Collected data:

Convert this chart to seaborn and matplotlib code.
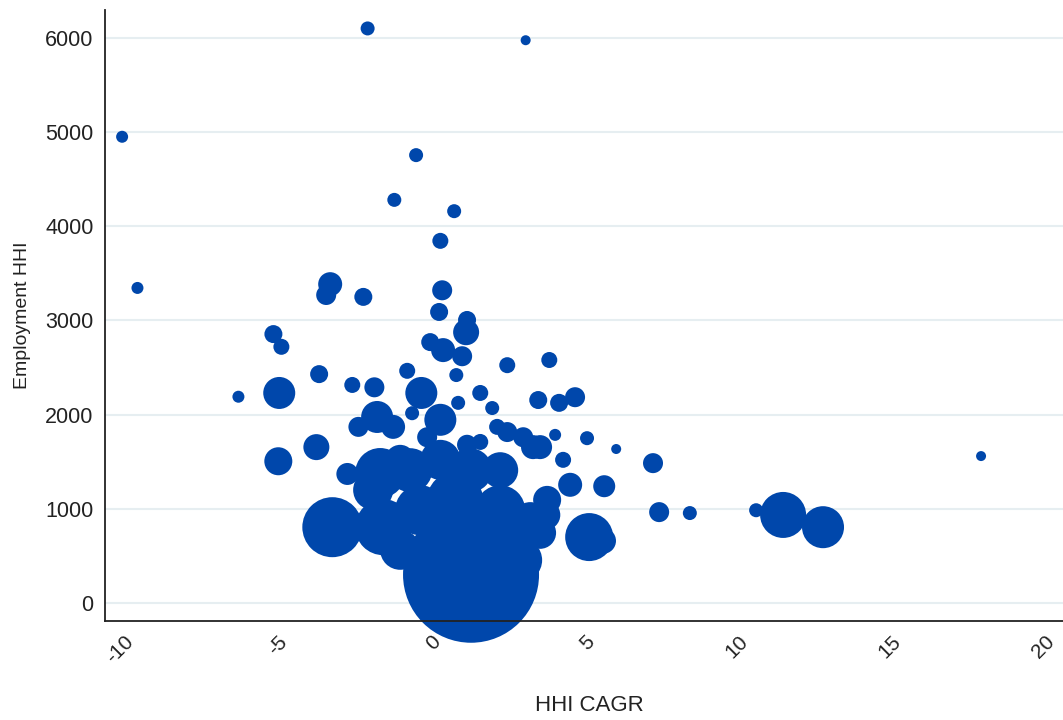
import matplotlib

matplotlib.use("Agg")
import matplotlib.pyplot as plt
import matplotlib.transforms as mtransforms
import numpy as np
import pandas as pd
import seaborn as sns

# HHI CAGR (%) per market
hhi_cagr = [
    -10.3, -9.8, -2.3, 2.85, -0.72, -1.43, 0.52, 0.07, -3.52, -3.65,
    -2.44, -5.37, -5.11, -6.51, -5.18, -3.88, -2.80, -2.08, -1.01, -0.55,
    -5.21, -3.97, -2.96, -3.45, -1.79, 1.07, 0.13, 0.03, 0.94, 0.91,
    -0.26, 0.16, 0.78, 0.59, 2.25, 3.62, 1.37, 0.65, 1.76, 3.26,
    3.94, 4.46, -0.85, 0.07, -1.99, -2.6, 3.81, 4.85, 1.92, 5.8,
    7.0, 4.07, 5.41, 4.3, 7.2, 8.2, 10.36, 11.24, 12.54, 17.69,
    4.92, 5.37, 3.32, 2.77, 3.55, 3.32, 2.67, -1.47, -0.36, -1.89,
    -0.91, 0.07, 1.04, 2.02, -0.59, 0.55, 2.02, 3.0, -1.24, 3.49,
    2.25, 3.09, 0.94, 1.37, -1.24, -2.12,
]

# Employment HHI per market
employment_hhi = [
    4950, 3345, 6100, 5975, 4755, 4280, 4160, 3845, 3385, 3270,
    3250, 2855, 2720, 2190, 2230, 2430, 2315, 2290, 2465, 2230,
    1505, 1655, 1370, 805, 805, 300, 3320, 3090, 3005, 2875,
    2770, 2685, 2620, 2420, 2525, 2580, 2230, 2125, 2070, 2155,
    2125, 2185, 2015, 1945, 1975, 1870, 1785, 1750, 1870, 1635,
    1485, 1520, 1240, 1255, 965, 955, 985, 935, 805, 1560,
    700, 660, 1655, 1760, 1095, 745, 455, 1870, 1760, 1380,
    1410, 1520, 1410, 1410, 985, 1095, 985, 880, 565, 935,
    1815, 1655, 1680, 1710, 1520, 1200,
]

# total employment per market (bubble area, relative units)
employment = [
    36, 36, 49, 25, 49, 49, 49, 64, 144, 100,
    81, 81, 64, 36, 256, 81, 64, 100, 64, 256,
    196, 169, 121, 900, 784, 4624, 100, 81, 81, 169,
    81, 144, 100, 49, 64, 64, 64, 49, 49, 81,
    81, 100, 49, 256, 256, 100, 36, 49, 64, 25,
    100, 64, 121, 144, 100, 49, 49, 529, 441, 25,
    576, 169, 144, 100, 196, 256, 484, 144, 100, 625,
    484, 400, 484, 324, 625, 784, 625, 324, 400, 225,
    100, 144, 100, 64, 225, 400,
]

df = pd.DataFrame({"HHI CAGR": hhi_cagr, "Employment HHI": employment_hhi, "Employment": employment})

DPI = 100
# marker area in points^2 proportional to employment (radius in px ~ sqrt(employment))
px_to_pt = 72 / DPI
emin, emax = min(employment), max(employment)
size_range = ((2 * px_to_pt) ** 2 * emin, (2 * px_to_pt) ** 2 * emax)

sns.set_style("white")
plt.rcParams["font.family"] = ["Liberation Sans", "DejaVu Sans"]
plt.rcParams["axes.unicode_minus"] = False

fig = plt.figure(figsize=(10.63, 7.2), dpi=DPI)
ax = fig.add_axes([0.099, 0.1375, 0.901, 0.8485])

sns.scatterplot(
    data=df, x="HHI CAGR", y="Employment HHI", size="Employment",
    sizes=size_range, size_norm=(emin, emax), color="#0047AB",
    edgecolor="none", alpha=1.0, legend=False, ax=ax,
)
for coll in ax.collections:
    coll.set_clip_on(False)
    coll.set_zorder(1)

ax.set_xlim(-10.85, 20.36)
ax.set_ylim(-191, 6295)
ax.set_xticks(np.arange(-10, 21, 5))
ax.set_yticks(np.arange(0, 6001, 1000))
ax.yaxis.grid(True, color="#e6eef1", linewidth=1.5, zorder=0)
ax.set_axisbelow(True)

for side in ["top", "right"]:
    ax.spines[side].set_visible(False)
for side in ["left", "bottom"]:
    ax.spines[side].set_color("#222222")
    ax.spines[side].set_linewidth(1.3)
    ax.spines[side].set_zorder(5)

ax.tick_params(axis="both", which="major", direction="out", length=5, width=1.2,
               color="#222222", labelsize=15.5, labelcolor="#222222")
ax.tick_params(axis="x", pad=3, labelsize=15)

# rotated x labels, nudged a little left so the last one fits in the figure
shift = mtransforms.ScaledTranslation(-5 / 72, 0, fig.dpi_scale_trans)
for lbl in ax.get_xticklabels():
    lbl.set_rotation(45)
    lbl.set_ha("right")
    lbl.set_va("top")
    lbl.set_rotation_mode("anchor")
    lbl.set_transform(lbl.get_transform() + shift)

ax.set_xlabel("HHI CAGR", fontsize=16, color="#222222", va="center")
ax.xaxis.set_label_coords(0.505, -0.139)
ax.set_ylabel("Employment HHI", fontsize=14, color="#222222", va="center")
ax.yaxis.set_label_coords(-0.086, 0.5)

fig.savefig("out.png", dpi=DPI)
plt.close(fig)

Request:
Return nothing but the lines running from the start of the data to the line with "import seaborn as sns", please, both ends included and no pictures.

Answer to this task:
Convert this chart to seaborn and matplotlib code.
import matplotlib

matplotlib.use("Agg")
import matplotlib.pyplot as plt
import matplotlib.transforms as mtransforms
import numpy as np
import pandas as pd
import seaborn as sns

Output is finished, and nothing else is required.